AIM OF THE EXERCISE
Look through the data below and report how many lines include "this". Only the number should be given.

============

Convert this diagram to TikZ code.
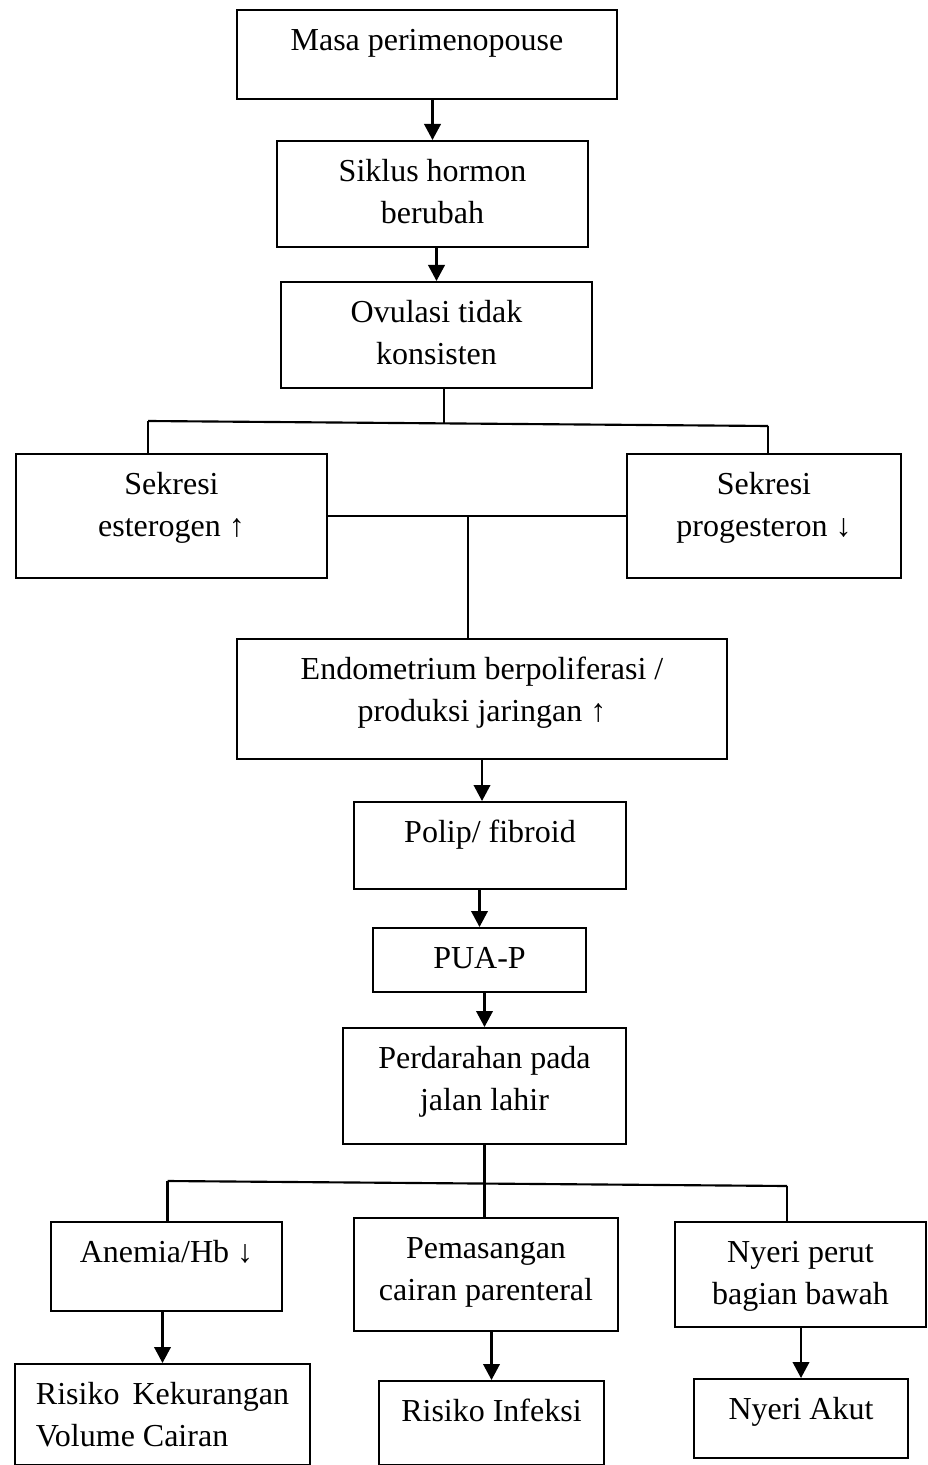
\documentclass[tikz,border=0pt,12pt]{standalone}
\usepackage{fontspec}
\setmainfont{Liberation Serif}
\usepackage{tikz}
\usetikzlibrary{arrows.meta}

\begin{document}
\begin{tikzpicture}[->,>={Triangle[length=6pt,width=6.2pt]},x=0.375pt,y=-0.375pt,
                    thick,font=\fontsize{12}{15.75}\selectfont]
  \tikzstyle{box}=[draw,-,anchor=north,align=center,inner sep=0pt,text height=15pt,
                   execute at begin node={\spaceskip=0.25em\xspaceskip=0.25em\relax}]
  \useasboundingbox (0,0) rectangle (927,1465);

  \node[box,text width=142.5pt,text depth=18.4pt]  (masa)    at (427,9)      {Masa perimenopouse};
  \node[box,text width=116.6pt,text depth=24.75pt] (siklus)  at (432.5,140)  {Siklus hormon\\berubah};
  \node[box,text width=116.6pt,text depth=24.75pt] (ovulasi) at (436.5,281)  {Ovulasi tidak\\konsisten};

  \node[box,text width=116.6pt,text depth=31.5pt]  (est)     at (171.5,453)  {Sekresi\\esterogen ↑};
  \node[box,text width=102.75pt,text depth=31.5pt] (prog)    at (764,453)    {Sekresi\\progesteron ↓};

  \node[box,text width=183.75pt,text depth=30pt]   (endo)    at (482,638)    {Endometrium berpoliferasi /\\produksi jaringan ↑};
  \node[box,text width=102pt,text depth=17.6pt]    (polip)   at (490,801)    {Polip/ fibroid};
  \node[box,text width=79.9pt,text depth=9pt]      (pua)     at (479.5,927)  {PUA-P};
  \node[box,text width=106.1pt,text depth=28.5pt]  (darah)   at (484.5,1027) {Perdarahan pada\\jalan lahir};

  \node[box,text width=86.6pt,text depth=18.4pt]   (anemia)  at (166.5,1221) {Anemia/Hb ↓};
  \node[box,text width=99pt,text depth=27.4pt]     (infus)   at (486,1217)   {Pemasangan\\cairan parenteral};
  \node[box,text width=94.1pt,text depth=24.4pt]   (nyeri)   at (800.5,1221) {Nyeri perut\\bagian bawah};

  \node[box,align=left,inner xsep=7.9pt,text width=94.9pt,text depth=22.9pt]
                                                   (rkc)     at (162.5,1363) {Risiko\hfill Kekurangan\\Volume Cairan};
  \node[box,text width=84.4pt,text depth=16.5pt]   (rinf)    at (491.5,1380) {Risiko Infeksi};
  \node[box,text width=80.25pt,text depth=14.6pt]  (akut)    at (801,1378)   {Nyeri Akut};

  % junctions of the branching lines
  \coordinate (ov)  at (443.6,423);
  \coordinate (ovl) at (148,421);
  \coordinate (ovr) at (768,426);
  \coordinate (sek) at (468,515);
  \coordinate (drl) at (167.5,1181);
  \coordinate (drr) at (787,1186);

  \draw (masa.south -| siklus.north) -- (siklus.north);
  \draw (siklus.south -| ovulasi.north) -- (ovulasi.north);

  \draw[-] (ovulasi.south -| ov) -- (ov);
  \draw[-] (ovl) -- (ovr);
  \draw[-] (ovl) -- (ovl |- est.north);
  \draw[-] (ovr) -- (ovr |- prog.north);

  \draw[-] (est.east) -- (prog.west);
  \draw[-] (sek) -- (sek |- endo.north);

  \draw (endo.south) -- (endo.south |- polip.north);
  \draw (pua.north |- polip.south) -- (pua.north);
  \draw (darah.north |- pua.south) -- (darah.north);

  \draw[-] (darah.south) -- (darah.south |- infus.north);
  \draw[-] (drl) -- (drr);
  \draw[-] (drl) -- (drl |- anemia.north);
  \draw[-] (drr) -- (drr |- nyeri.north);

  \draw (rkc.north |- anemia.south) -- (rkc.north);
  \draw (rinf.north |- infus.south) -- (rinf.north);
  \draw (akut.north |- nyeri.south) -- (akut.north);
\end{tikzpicture}
\end{document}
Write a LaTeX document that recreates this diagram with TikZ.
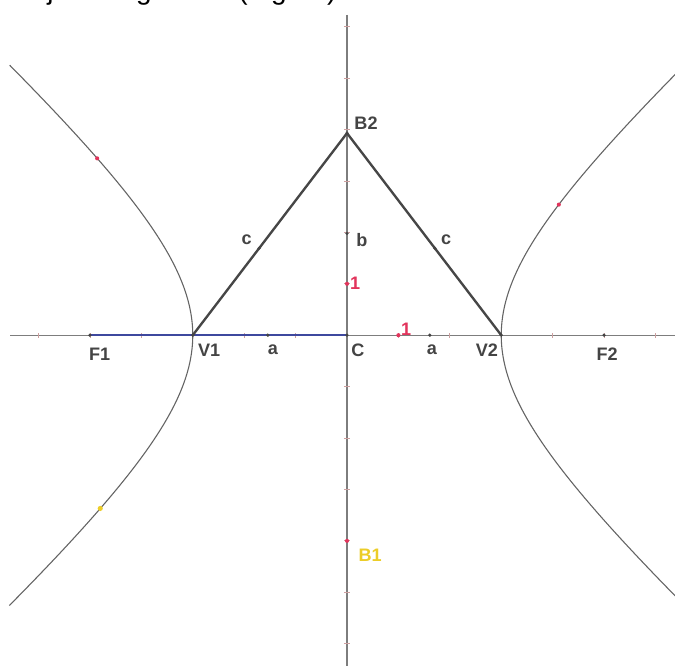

============

FINISHED TASK
2